What of our daughters who do not have the fatherly guidance and affection they need, and end up in destructive relationships? Looking for love from men and compromising themselves in their need of a stable relationship, because the first man in their lives wasn't there for them. The illusions that they strive to maintain, despite the awareness that all is not all well.

Lord, have mercy.




Drs. Conrad Baars and Anna Terruwe wrote of emotional deprivation disorder, and of the negative effects of repressing the emotions, especially anger, both from a Thomistic point of view. (Incidentally, they argue for this repression being one cause of OCD.) EPD should be nothing more than a fancy name for something people should have a 'common sense' grasp of, but good parenting skills are acquired, not innate, and need to be grounded in good character.

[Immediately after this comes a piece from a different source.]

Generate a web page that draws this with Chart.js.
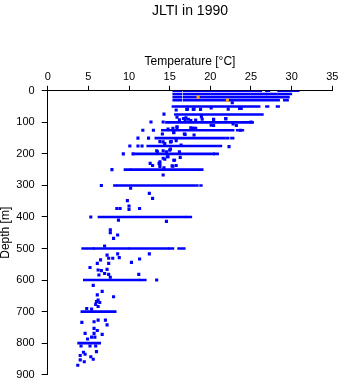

Website for Conraad Baars. Healing the Unaffirmed. Psychic Wholeness and Healing. Feeling and Healing Your Emotions.

Paul Vitz has written on the impact of bad fathering upon religious belief. (see 1, 2 and 3, Faith of the Fatherless) His website. (academic page) See also the Institute for Psychological Sciences, where Dr. Vitz is a faculty member.

1 comment:

Lady Downstairs said...

My father is, by any standard, an excellent man, honourable and kindly, respected by his colleagues and his students, and loved by his wife and children. He is generous and my last line of defence, save God, my never failing rock on whom I can depend.

Nevertheless, I have managed to date a series of creeps whose wickedness I could scarcely fathom. How can this be? I wonder. It's a sorrowful mystery.